Tuesday, May 27, 2008

Nan Goldin: amazing photographer


Last Saturday, Nan Goldin's The Ballad Of Sexual Dependency was played at the Tate Modern. The setting was the massive Turbine Hall: a giant screen was set up there, and live music accompanied the projection of the photographer's slide show.


The film is different every time it is being projected around the world. Reports tell that this time around it was as strong and current as ever, the drug queens. junkies and sleazy demi-monde of New York found their place in the dramatic setting of the Turbine Hall as easily as any modern art masterpiece ever installed there.
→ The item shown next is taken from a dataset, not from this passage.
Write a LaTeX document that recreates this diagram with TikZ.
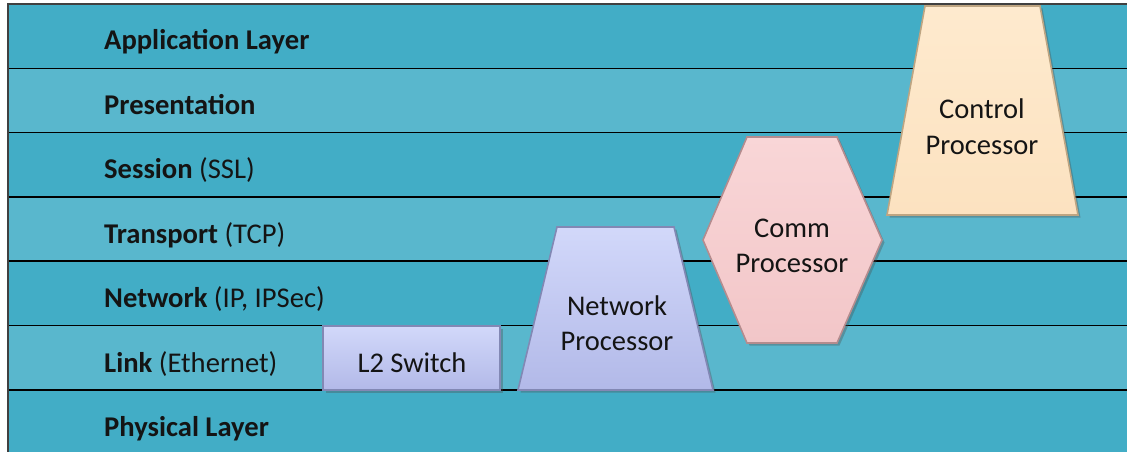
\documentclass[tikz,border=0pt]{standalone}
\usepackage{fontspec}
\setmainfont{Carlito}
\usetikzlibrary{shadows}
\definecolor{banddark}{RGB}{66,173,198}
\definecolor{bandlight}{RGB}{89,183,205}
\definecolor{lavtop}{RGB}{210,216,250}
\definecolor{lavbot}{RGB}{178,185,232}
\definecolor{lavedge}{RGB}{130,136,180}
\definecolor{pinktop}{RGB}{249,214,215}
\definecolor{pinkbot}{RGB}{242,198,200}
\definecolor{pinkedge}{RGB}{180,140,142}
\definecolor{peachtop}{RGB}{254,234,206}
\definecolor{peachbot}{RGB}{252,226,192}
\definecolor{peachedge}{RGB}{190,165,130}
\definecolor{txt}{RGB}{20,20,20}
\tikzset{
  lbl/.style={anchor=base west, inner sep=0pt, text=txt, font=\fontsize{28.6}{34}\selectfont},
  shptxt/.style={anchor=base, inner sep=0pt, text=txt, font=\fontsize{28.5}{34}\selectfont},
  sep/.style={draw=black, line width=1.5pt},
  boxshape/.style={line width=1.6pt, drop shadow={shadow xshift=2.5pt, shadow yshift=-2.5pt, opacity=0.35, fill=black!70}},
  lav/.style={boxshape, draw=lavedge, top color=lavtop, bottom color=lavbot},
  pnk/.style={boxshape, draw=pinkedge, top color=pinktop, bottom color=pinkbot},
  pch/.style={boxshape, draw=peachedge, top color=peachtop, bottom color=peachbot}
}
\begin{document}
\begin{tikzpicture}[x=1pt,y=-1pt]
\useasboundingbox (0,0) rectangle (1127,452);
\fill[white] (0,0) rectangle (1127,452);
% bands
\foreach \i in {0,...,6}{
  \pgfmathsetmacro\ytop{4+64.3*\i}
  \pgfmathsetmacro\ybot{4+64.3*(\i+1)}
  \pgfmathtruncatemacro\odd{mod(\i,2)}
  \ifnum\odd=0
    \fill[banddark] (8,\ytop) rectangle (1127,\ybot);
  \else
    \fill[bandlight] (8,\ytop) rectangle (1127,\ybot);
  \fi
}
\foreach \i in {1,...,6}{
  \pgfmathsetmacro\yy{4+64.3*\i}
  \draw[sep] (8,\yy) -- (1127,\yy);
}
\draw[black!75, line width=1.2pt] (8,452) -- (8,4) -- (1127,4);
% layer labels
\node[lbl] (app)  at (104,50)  {\textbf{Application Layer}};
\node[lbl] (pres) at (104,114) {\textbf{Presentation}};
\node[lbl] (sess) at (104,178) {\textbf{Session} (SSL)};
\node[lbl] (tran) at (104,243) {\textbf{Transport} (TCP)};
\node[lbl] (netw) at (104,307) {\textbf{Network} (IP, IPSec)};
\node[lbl] (link) at (104,372) {\textbf{Link} (Ethernet)};
\node[lbl] (phys) at (104,436) {\textbf{Physical Layer}};
% shapes
\path[lav] (323,326) rectangle (500,390);
\path[lav] (557,227) -- (674,227) -- (713,390) -- (518,390) -- cycle;
\path[pnk] (747,137) -- (837,137) -- (882,240) -- (837,343) -- (747,343) -- (703,240) -- cycle;
\path[pch] (925,6) -- (1040,6) -- (1078,215) -- (887,215) -- cycle;
% shape texts
\node[shptxt] (l2)    at (412,372) {L2 Switch};
\node[shptxt] (np1)   at (617,315) {Network};
\node[shptxt] (np2)   at (617,350) {Processor};
\node[shptxt] (cm1)   at (792,237) {Comm};
\node[shptxt] (cm2)   at (792,272) {Processor};
\node[shptxt] (cp1)   at (982,118) {Control};
\node[shptxt] (cp2)   at (982,154) {Processor};
\end{tikzpicture}
\end{document}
For the first half, dedicated to cross-dressers, music came courtesy of John Kelly, a New York-based actor, visual artist and singer. The second part, The Ballad of Sexual Dependency, was accompanied by the extraordinarily talented singer/songwriter Patrick Wolf. What an amazing performance that must have been. He even sung "Che faro senza Euridice", the Orpheus's lament from Gluck's Orfeo ed Euridice.


While most of us are not fazed anymore by the once very controversial photographs of Nan Golding, people around the world are still dying of AIDS or drugs or both, they are still desperate to find meaning in their lives. Goldin's photographs are still relevant in this way and in the fact that they are beautiful in their own, mysterious, uncompromising way.


I hope we can see this slide show or an exhibition of hers in Greece soon. You can see Saturday's performance on Youtube for the moment.